STORED DATA
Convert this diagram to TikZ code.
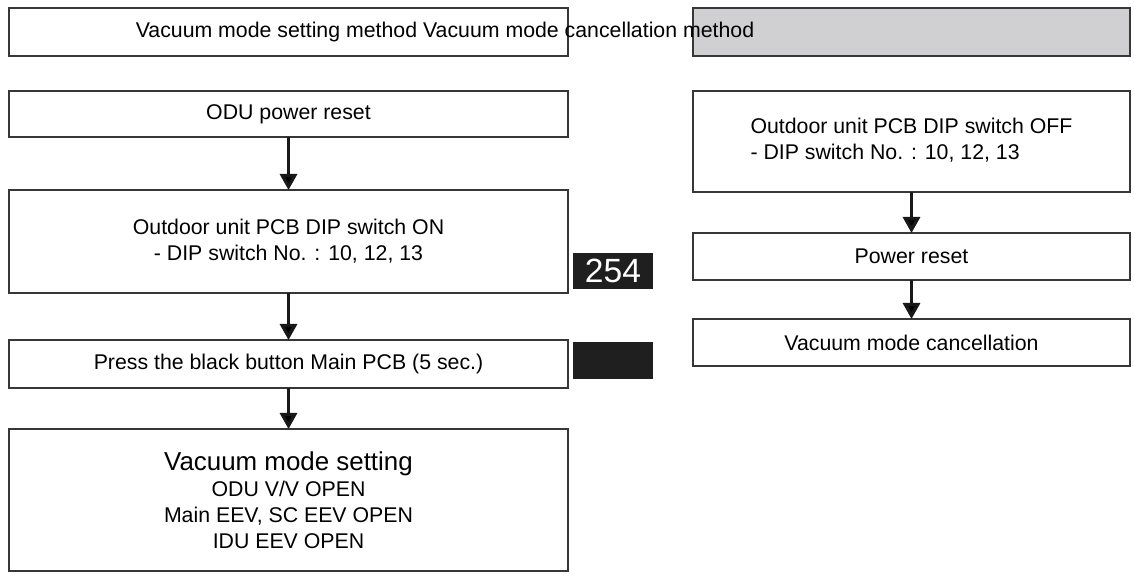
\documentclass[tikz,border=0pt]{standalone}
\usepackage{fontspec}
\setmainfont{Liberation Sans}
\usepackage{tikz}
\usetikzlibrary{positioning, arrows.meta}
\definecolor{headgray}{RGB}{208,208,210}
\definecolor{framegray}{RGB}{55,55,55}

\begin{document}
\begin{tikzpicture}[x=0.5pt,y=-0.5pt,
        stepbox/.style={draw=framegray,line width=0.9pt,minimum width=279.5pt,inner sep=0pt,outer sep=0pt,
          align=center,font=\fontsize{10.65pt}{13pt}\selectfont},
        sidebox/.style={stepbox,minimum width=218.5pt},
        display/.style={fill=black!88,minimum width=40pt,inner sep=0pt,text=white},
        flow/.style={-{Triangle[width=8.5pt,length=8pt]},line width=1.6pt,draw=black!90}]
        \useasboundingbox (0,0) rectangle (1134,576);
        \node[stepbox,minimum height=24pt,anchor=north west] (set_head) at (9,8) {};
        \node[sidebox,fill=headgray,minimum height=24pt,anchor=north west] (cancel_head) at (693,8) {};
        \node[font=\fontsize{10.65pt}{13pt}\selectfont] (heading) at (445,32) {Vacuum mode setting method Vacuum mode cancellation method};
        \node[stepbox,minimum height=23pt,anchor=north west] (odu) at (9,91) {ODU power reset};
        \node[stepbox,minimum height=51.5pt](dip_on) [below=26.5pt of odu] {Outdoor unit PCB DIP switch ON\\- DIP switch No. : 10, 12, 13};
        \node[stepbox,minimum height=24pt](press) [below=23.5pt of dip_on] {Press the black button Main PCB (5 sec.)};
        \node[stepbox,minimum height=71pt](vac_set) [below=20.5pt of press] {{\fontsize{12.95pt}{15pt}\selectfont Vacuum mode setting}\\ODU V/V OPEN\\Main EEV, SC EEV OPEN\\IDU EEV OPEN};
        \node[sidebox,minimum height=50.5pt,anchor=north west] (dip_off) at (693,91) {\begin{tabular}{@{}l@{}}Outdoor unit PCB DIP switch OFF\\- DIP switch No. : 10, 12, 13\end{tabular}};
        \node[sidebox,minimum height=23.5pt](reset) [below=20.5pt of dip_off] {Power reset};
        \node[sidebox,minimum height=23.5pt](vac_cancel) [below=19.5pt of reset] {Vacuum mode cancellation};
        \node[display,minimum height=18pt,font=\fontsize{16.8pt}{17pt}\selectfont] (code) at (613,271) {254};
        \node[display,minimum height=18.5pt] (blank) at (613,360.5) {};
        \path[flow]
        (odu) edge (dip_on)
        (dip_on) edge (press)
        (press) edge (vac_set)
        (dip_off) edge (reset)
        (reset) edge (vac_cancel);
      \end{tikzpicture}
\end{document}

PROBLEM DETAILS
All of the data needs repeating exactly, but the pictures do not.

EXERCISE ANSWER
Convert this diagram to TikZ code.
\documentclass[tikz,border=0pt]{standalone}
\usepackage{fontspec}
\setmainfont{Liberation Sans}
\usepackage{tikz}
\usetikzlibrary{positioning, arrows.meta}
\definecolor{headgray}{RGB}{208,208,210}
\definecolor{framegray}{RGB}{55,55,55}

\begin{document}
\begin{tikzpicture}[x=0.5pt,y=-0.5pt,
        stepbox/.style={draw=framegray,line width=0.9pt,minimum width=279.5pt,inner sep=0pt,outer sep=0pt,
          align=center,font=\fontsize{10.65pt}{13pt}\selectfont},
        sidebox/.style={stepbox,minimum width=218.5pt},
        display/.style={fill=black!88,minimum width=40pt,inner sep=0pt,text=white},
        flow/.style={-{Triangle[width=8.5pt,length=8pt]},line width=1.6pt,draw=black!90}]
        \useasboundingbox (0,0) rectangle (1134,576);
        \node[stepbox,minimum height=24pt,anchor=north west] (set_head) at (9,8) {};
        \node[sidebox,fill=headgray,minimum height=24pt,anchor=north west] (cancel_head) at (693,8) {};
        \node[font=\fontsize{10.65pt}{13pt}\selectfont] (heading) at (445,32) {Vacuum mode setting method Vacuum mode cancellation method};
        \node[stepbox,minimum height=23pt,anchor=north west] (odu) at (9,91) {ODU power reset};
        \node[stepbox,minimum height=51.5pt](dip_on) [below=26.5pt of odu] {Outdoor unit PCB DIP switch ON\\- DIP switch No. : 10, 12, 13};
        \node[stepbox,minimum height=24pt](press) [below=23.5pt of dip_on] {Press the black button Main PCB (5 sec.)};
        \node[stepbox,minimum height=71pt](vac_set) [below=20.5pt of press] {{\fontsize{12.95pt}{15pt}\selectfont Vacuum mode setting}\\ODU V/V OPEN\\Main EEV, SC EEV OPEN\\IDU EEV OPEN};
        \node[sidebox,minimum height=50.5pt,anchor=north west] (dip_off) at (693,91) {\begin{tabular}{@{}l@{}}Outdoor unit PCB DIP switch OFF\\- DIP switch No. : 10, 12, 13\end{tabular}};
        \node[sidebox,minimum height=23.5pt](reset) [below=20.5pt of dip_off] {Power reset};
        \node[sidebox,minimum height=23.5pt](vac_cancel) [below=19.5pt of reset] {Vacuum mode cancellation};
        \node[display,minimum height=18pt,font=\fontsize{16.8pt}{17pt}\selectfont] (code) at (613,271) {254};
        \node[display,minimum height=18.5pt] (blank) at (613,360.5) {};
        \path[flow]
        (odu) edge (dip_on)
        (dip_on) edge (press)
        (press) edge (vac_set)
        (dip_off) edge (reset)
        (reset) edge (vac_cancel);
      \end{tikzpicture}
\end{document}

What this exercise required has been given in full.